Estás a caminho dos quarenta anos e tens saudades de ti mesmo, de teres crescido com aquele habitante de vão de escada que um dia, como gostarias que tivesse acontecido contigo, foi arrancado da angústia por um efeito mágico. Confessa que ainda esperas uma carta num bico de coruja. Estás quase a meio da vida e levas pela mão uma espécie de Peter Pan que se chama Harry Potter. Mas, bem vistas as coisas, é a ti próprio que levas pela mão feito criança. Talvez isto pareça confuso, como parecem confusas as religiões aos que não acreditam nelas.
Mas tu ainda acreditas no Harry Potter - tu ainda te reges pelos padrões morais que os livros ditam. E sabes perfeitamente quem é quem. Que aquele metediço snob que no outro dia te chateou no trabalho é certamente Slytherin e às tantas está feito com o director de vendas; que a tua melhor amiga, um pouco sensaborona mas sempre presente, é uma perfeita Hufflepuff; que o colega de olhar distante e frases certeiras, que passa o dia a tomar notas bem-comportadas, só pode ser Ravenclaw; e que tu, nesse quotidiano de moer em que te apercebeste, não sabes quando, que és velho para os novos e novo para os velhos, não tens qualquer dúvida - diga o que disser o Chapéu Seleccionador - de que és o mais perfeito exemplo de Gryffindor.
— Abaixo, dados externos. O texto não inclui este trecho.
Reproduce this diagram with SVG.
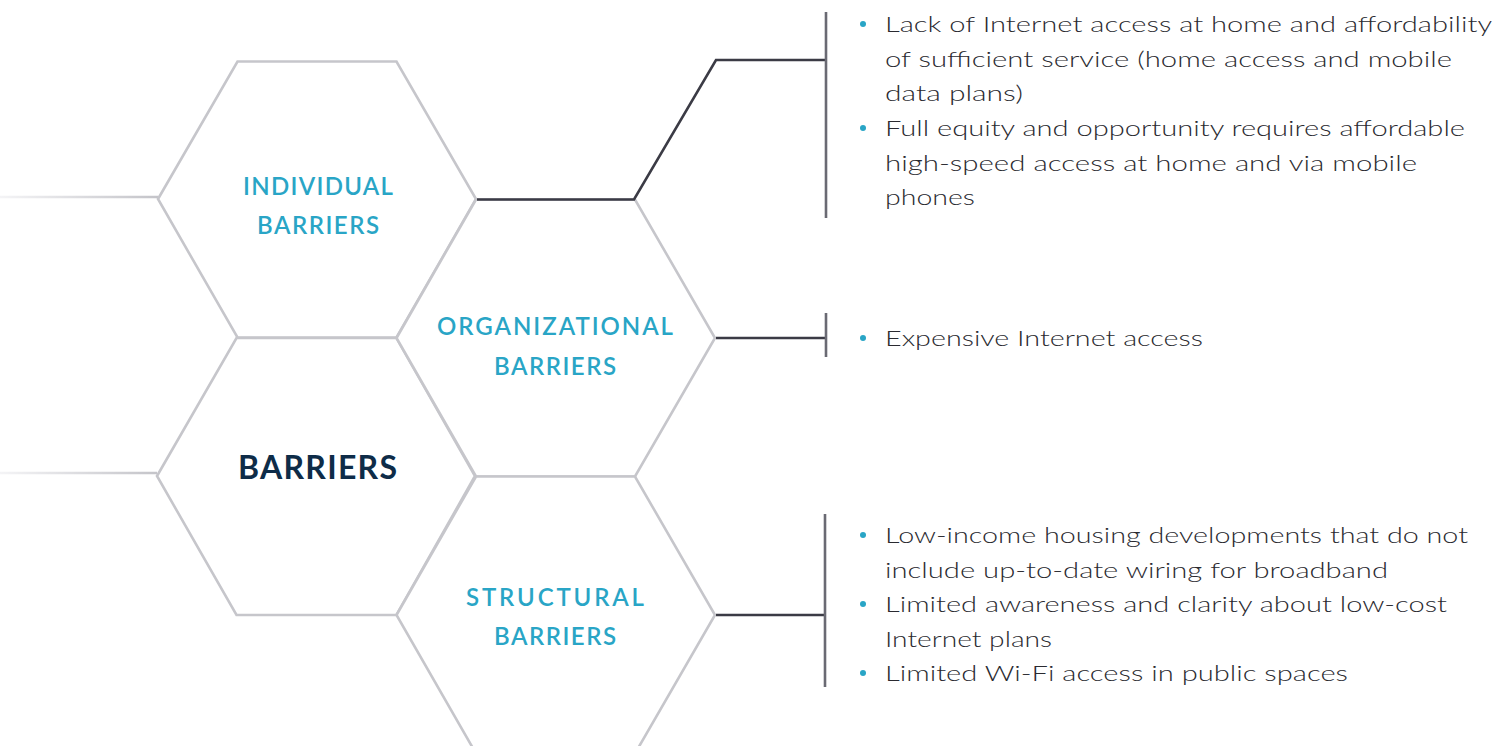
<svg xmlns="http://www.w3.org/2000/svg" width="1510" height="746" viewBox="0 0 1510 746">
  <defs>
    <linearGradient id="fadeL" gradientUnits="userSpaceOnUse" x1="0" y1="0" x2="158" y2="0">
      <stop offset="0" stop-color="#f4f4f6"/>
      <stop offset="1" stop-color="#c4c4c9"/>
    </linearGradient>
    <style>
      .hex { fill: #ffffff; stroke: #c6c6cb; stroke-width: 2.6; stroke-linejoin: miter; }
      .lbl { font-family: "Lato", "Liberation Sans", sans-serif; font-weight: 600; fill: #29a5c6; font-size: 24px; text-anchor: middle; }
      .main { font-family: "Lato", "Liberation Sans", sans-serif; font-weight: 700; fill: #0e2c48; font-size: 32px; text-anchor: middle; }
      .conn { fill: none; stroke: #3b3b45; stroke-width: 2.6; }
      .bar { fill: none; stroke: #6a6a73; stroke-width: 2.6; }
      .fade { fill: none; stroke: url(#fadeL); stroke-width: 2.6; }
      .txt { font-family: "Lato", "Liberation Sans", sans-serif; font-weight: 300; fill: #2a2a30; font-size: 21px; }
      .dot { fill: #29a5c6; }
    </style>
  </defs>
  <rect width="1510" height="746" fill="#ffffff"/>

  <g id="lead-lines">
    <line class="fade" x1="0" y1="197" x2="158" y2="197"/>
    <line class="fade" x1="0" y1="473" x2="157" y2="473"/>
  </g>

  <g id="hex-individual">
    <polygon class="hex" points="158,199 237.5,61.5 396.5,61.5 476,199 396.5,337.5 237.5,337.5"/>
    <text class="lbl" x="318" y="195" textLength="150" lengthAdjust="spacing">INDIVIDUAL</text>
    <text class="lbl" x="318" y="234" textLength="122" lengthAdjust="spacing">BARRIERS</text>
  </g>

  <g id="hex-barriers">
    <polygon class="hex" points="157,476 236.5,338 396.5,338 475,476 396.5,615 236.5,615"/>
    <text class="main" x="317.5" y="479" textLength="159" lengthAdjust="spacing">BARRIERS</text>
  </g>

  <g id="hex-organizational">
    <polygon class="hex" points="396.5,338 476,199.5 635,199.5 715,338 635,476.5 476,476.5"/>
    <text class="lbl" x="555" y="335" textLength="236" lengthAdjust="spacing">ORGANIZATIONAL</text>
    <text class="lbl" x="555" y="375" textLength="122" lengthAdjust="spacing">BARRIERS</text>
  </g>

  <g id="hex-structural">
    <polygon class="hex" points="396.5,615 476,476.5 635,476.5 715,615 635,753.5 476,753.5"/>
    <text class="lbl" x="555" y="606" textLength="178" lengthAdjust="spacing">STRUCTURAL</text>
    <text class="lbl" x="555" y="645" textLength="122" lengthAdjust="spacing">BARRIERS</text>
  </g>

  <g id="connectors">
    <polyline class="conn" points="477,199.5 634,199.5 716,60 825,60"/>
    <line class="bar" x1="826" y1="12" x2="826" y2="218"/>
    <line class="conn" x1="716" y1="338" x2="825" y2="338"/>
    <line class="bar" x1="826" y1="313" x2="826" y2="357"/>
    <line class="conn" x1="716" y1="615" x2="824" y2="615"/>
    <line class="bar" x1="825" y1="514" x2="825" y2="687"/>
  </g>

  <g id="list-individual">
    <circle class="dot" cx="863" cy="24" r="3"/>
    <text class="txt" x="885" y="32" textLength="607" lengthAdjust="spacingAndGlyphs">Lack of Internet access at home and affordability</text>
    <text class="txt" x="885" y="66.5" textLength="567" lengthAdjust="spacingAndGlyphs">of sufficient service (home access and mobile</text>
    <text class="txt" x="885" y="101" textLength="138" lengthAdjust="spacingAndGlyphs">data plans)</text>
    <circle class="dot" cx="863" cy="128" r="3"/>
    <text class="txt" x="885" y="136" textLength="580" lengthAdjust="spacingAndGlyphs">Full equity and opportunity requires affordable</text>
    <text class="txt" x="885" y="170.5" textLength="532" lengthAdjust="spacingAndGlyphs">high-speed access at home and via mobile</text>
    <text class="txt" x="885" y="205" textLength="90" lengthAdjust="spacingAndGlyphs">phones</text>
  </g>

  <g id="list-organizational">
    <circle class="dot" cx="863" cy="338" r="3"/>
    <text class="txt" x="885" y="345.5" textLength="318" lengthAdjust="spacingAndGlyphs">Expensive Internet access</text>
  </g>

  <g id="list-structural">
    <circle class="dot" cx="863" cy="535" r="3"/>
    <text class="txt" x="885" y="543" textLength="583" lengthAdjust="spacingAndGlyphs">Low-income housing developments that do not</text>
    <text class="txt" x="885" y="577.5" textLength="503" lengthAdjust="spacingAndGlyphs">include up-to-date wiring for broadband</text>
    <circle class="dot" cx="863" cy="604" r="3"/>
    <text class="txt" x="885" y="612" textLength="562" lengthAdjust="spacingAndGlyphs">Limited awareness and clarity about low-cost</text>
    <text class="txt" x="885" y="646.5" textLength="167" lengthAdjust="spacingAndGlyphs">Internet plans</text>
    <circle class="dot" cx="863" cy="673" r="3"/>
    <text class="txt" x="885" y="681" textLength="463" lengthAdjust="spacingAndGlyphs">Limited Wi-Fi access in public spaces</text>
  </g>
</svg>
Nos momentos tensos, nas dúvidas morais, imaginas-te a percorrer os corredores de Hogwarts, a subir as escadas de pedra para o escritório do director, e vês-te tímido, respeitador mas sedento de conselhos, a perguntar ao Dumbledore o que faria. E este responde-te calmamente: "São as nossas escolhas, Harry, que mostram aquilo que realmente somos, muito mais do que as nossas qualidades."
E agora, confessa, estás dividido entre o entusiasmo de voltar às coisas felizes que o anúncio da nova série despertou em ti e a quase certeza de que te desiludirás, porque o cânone é sagrado, ninguém deve mexer nos evangelhos e o que aí vem soa a apócrifo.
Nada te perturbe, nada te espante, tudo passa, o Harry Potter não muda, a paciência tudo alcança (se fosses de outro credo, perceberias a paráfrase) e lembra-te de que nem a própria J.K. Rowling é capaz de te fazer vacilar na fé.